## DATASET EXCERPT
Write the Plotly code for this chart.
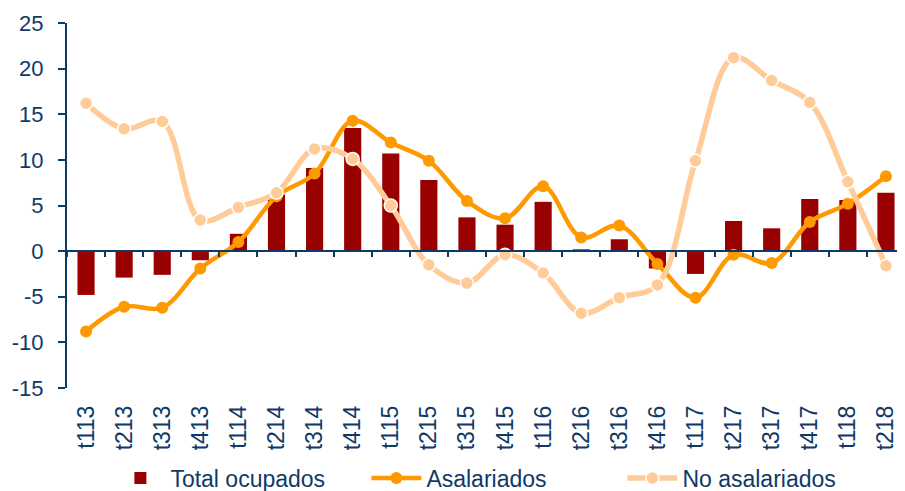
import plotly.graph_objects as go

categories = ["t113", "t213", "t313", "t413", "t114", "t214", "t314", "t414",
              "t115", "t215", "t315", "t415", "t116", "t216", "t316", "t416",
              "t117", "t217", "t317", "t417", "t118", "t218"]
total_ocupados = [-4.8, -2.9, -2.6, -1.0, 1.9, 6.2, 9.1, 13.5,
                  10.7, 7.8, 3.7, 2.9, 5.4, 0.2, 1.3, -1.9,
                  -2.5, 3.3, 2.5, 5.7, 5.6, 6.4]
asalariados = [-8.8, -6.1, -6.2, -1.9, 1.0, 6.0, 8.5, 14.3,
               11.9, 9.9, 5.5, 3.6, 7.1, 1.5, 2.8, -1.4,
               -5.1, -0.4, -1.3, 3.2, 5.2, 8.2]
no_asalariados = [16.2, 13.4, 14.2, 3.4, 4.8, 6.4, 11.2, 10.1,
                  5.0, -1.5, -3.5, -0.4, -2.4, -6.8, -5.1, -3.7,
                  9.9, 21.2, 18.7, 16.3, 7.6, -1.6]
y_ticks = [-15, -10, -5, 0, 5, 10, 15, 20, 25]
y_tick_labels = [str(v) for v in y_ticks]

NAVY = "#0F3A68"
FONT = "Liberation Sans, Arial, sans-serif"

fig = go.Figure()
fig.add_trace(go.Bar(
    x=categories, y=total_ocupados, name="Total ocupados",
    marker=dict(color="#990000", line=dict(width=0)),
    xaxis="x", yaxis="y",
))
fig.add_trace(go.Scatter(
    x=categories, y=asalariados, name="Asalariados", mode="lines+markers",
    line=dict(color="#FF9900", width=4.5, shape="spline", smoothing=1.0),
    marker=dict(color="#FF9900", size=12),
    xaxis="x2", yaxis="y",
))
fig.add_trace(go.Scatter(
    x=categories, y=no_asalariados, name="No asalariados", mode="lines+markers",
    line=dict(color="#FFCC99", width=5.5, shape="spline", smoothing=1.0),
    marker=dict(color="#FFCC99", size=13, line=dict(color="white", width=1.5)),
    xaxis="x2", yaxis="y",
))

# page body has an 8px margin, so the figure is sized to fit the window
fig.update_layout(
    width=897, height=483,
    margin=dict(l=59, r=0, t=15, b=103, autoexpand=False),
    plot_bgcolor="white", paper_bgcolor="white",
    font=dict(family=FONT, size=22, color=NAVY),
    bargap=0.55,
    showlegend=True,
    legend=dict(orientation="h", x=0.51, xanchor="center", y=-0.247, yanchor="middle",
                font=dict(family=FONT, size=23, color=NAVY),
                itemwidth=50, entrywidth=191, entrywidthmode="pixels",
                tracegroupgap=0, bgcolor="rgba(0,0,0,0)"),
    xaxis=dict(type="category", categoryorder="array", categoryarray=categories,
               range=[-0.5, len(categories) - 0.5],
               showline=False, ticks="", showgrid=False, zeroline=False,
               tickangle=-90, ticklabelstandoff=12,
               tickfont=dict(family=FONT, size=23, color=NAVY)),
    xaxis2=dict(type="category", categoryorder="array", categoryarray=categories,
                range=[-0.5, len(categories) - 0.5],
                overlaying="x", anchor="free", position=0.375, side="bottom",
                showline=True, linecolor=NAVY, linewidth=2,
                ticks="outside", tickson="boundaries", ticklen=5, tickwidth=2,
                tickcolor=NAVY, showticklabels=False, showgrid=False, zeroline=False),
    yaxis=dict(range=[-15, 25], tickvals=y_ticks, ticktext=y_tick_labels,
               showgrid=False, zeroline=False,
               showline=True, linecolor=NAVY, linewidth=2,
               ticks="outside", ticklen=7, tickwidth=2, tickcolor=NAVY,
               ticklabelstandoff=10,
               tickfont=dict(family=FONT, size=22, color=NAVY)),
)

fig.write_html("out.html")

## AIM
Restate the whole of the material word for word without the pictures.

## RESULT
Write the Plotly code for this chart.
import plotly.graph_objects as go

categories = ["t113", "t213", "t313", "t413", "t114", "t214", "t314", "t414",
              "t115", "t215", "t315", "t415", "t116", "t216", "t316", "t416",
              "t117", "t217", "t317", "t417", "t118", "t218"]
total_ocupados = [-4.8, -2.9, -2.6, -1.0, 1.9, 6.2, 9.1, 13.5,
                  10.7, 7.8, 3.7, 2.9, 5.4, 0.2, 1.3, -1.9,
                  -2.5, 3.3, 2.5, 5.7, 5.6, 6.4]
asalariados = [-8.8, -6.1, -6.2, -1.9, 1.0, 6.0, 8.5, 14.3,
               11.9, 9.9, 5.5, 3.6, 7.1, 1.5, 2.8, -1.4,
               -5.1, -0.4, -1.3, 3.2, 5.2, 8.2]
no_asalariados = [16.2, 13.4, 14.2, 3.4, 4.8, 6.4, 11.2, 10.1,
                  5.0, -1.5, -3.5, -0.4, -2.4, -6.8, -5.1, -3.7,
                  9.9, 21.2, 18.7, 16.3, 7.6, -1.6]
y_ticks = [-15, -10, -5, 0, 5, 10, 15, 20, 25]
y_tick_labels = [str(v) for v in y_ticks]

NAVY = "#0F3A68"
FONT = "Liberation Sans, Arial, sans-serif"

fig = go.Figure()
fig.add_trace(go.Bar(
    x=categories, y=total_ocupados, name="Total ocupados",
    marker=dict(color="#990000", line=dict(width=0)),
    xaxis="x", yaxis="y",
))
fig.add_trace(go.Scatter(
    x=categories, y=asalariados, name="Asalariados", mode="lines+markers",
    line=dict(color="#FF9900", width=4.5, shape="spline", smoothing=1.0),
    marker=dict(color="#FF9900", size=12),
    xaxis="x2", yaxis="y",
))
fig.add_trace(go.Scatter(
    x=categories, y=no_asalariados, name="No asalariados", mode="lines+markers",
    line=dict(color="#FFCC99", width=5.5, shape="spline", smoothing=1.0),
    marker=dict(color="#FFCC99", size=13, line=dict(color="white", width=1.5)),
    xaxis="x2", yaxis="y",
))

# page body has an 8px margin, so the figure is sized to fit the window
fig.update_layout(
    width=897, height=483,
    margin=dict(l=59, r=0, t=15, b=103, autoexpand=False),
    plot_bgcolor="white", paper_bgcolor="white",
    font=dict(family=FONT, size=22, color=NAVY),
    bargap=0.55,
    showlegend=True,
    legend=dict(orientation="h", x=0.51, xanchor="center", y=-0.247, yanchor="middle",
                font=dict(family=FONT, size=23, color=NAVY),
                itemwidth=50, entrywidth=191, entrywidthmode="pixels",
                tracegroupgap=0, bgcolor="rgba(0,0,0,0)"),
    xaxis=dict(type="category", categoryorder="array", categoryarray=categories,
               range=[-0.5, len(categories) - 0.5],
               showline=False, ticks="", showgrid=False, zeroline=False,
               tickangle=-90, ticklabelstandoff=12,
               tickfont=dict(family=FONT, size=23, color=NAVY)),
    xaxis2=dict(type="category", categoryorder="array", categoryarray=categories,
                range=[-0.5, len(categories) - 0.5],
                overlaying="x", anchor="free", position=0.375, side="bottom",
                showline=True, linecolor=NAVY, linewidth=2,
                ticks="outside", tickson="boundaries", ticklen=5, tickwidth=2,
                tickcolor=NAVY, showticklabels=False, showgrid=False, zeroline=False),
    yaxis=dict(range=[-15, 25], tickvals=y_ticks, ticktext=y_tick_labels,
               showgrid=False, zeroline=False,
               showline=True, linecolor=NAVY, linewidth=2,
               ticks="outside", ticklen=7, tickwidth=2, tickcolor=NAVY,
               ticklabelstandoff=10,
               tickfont=dict(family=FONT, size=22, color=NAVY)),
)

fig.write_html("out.html")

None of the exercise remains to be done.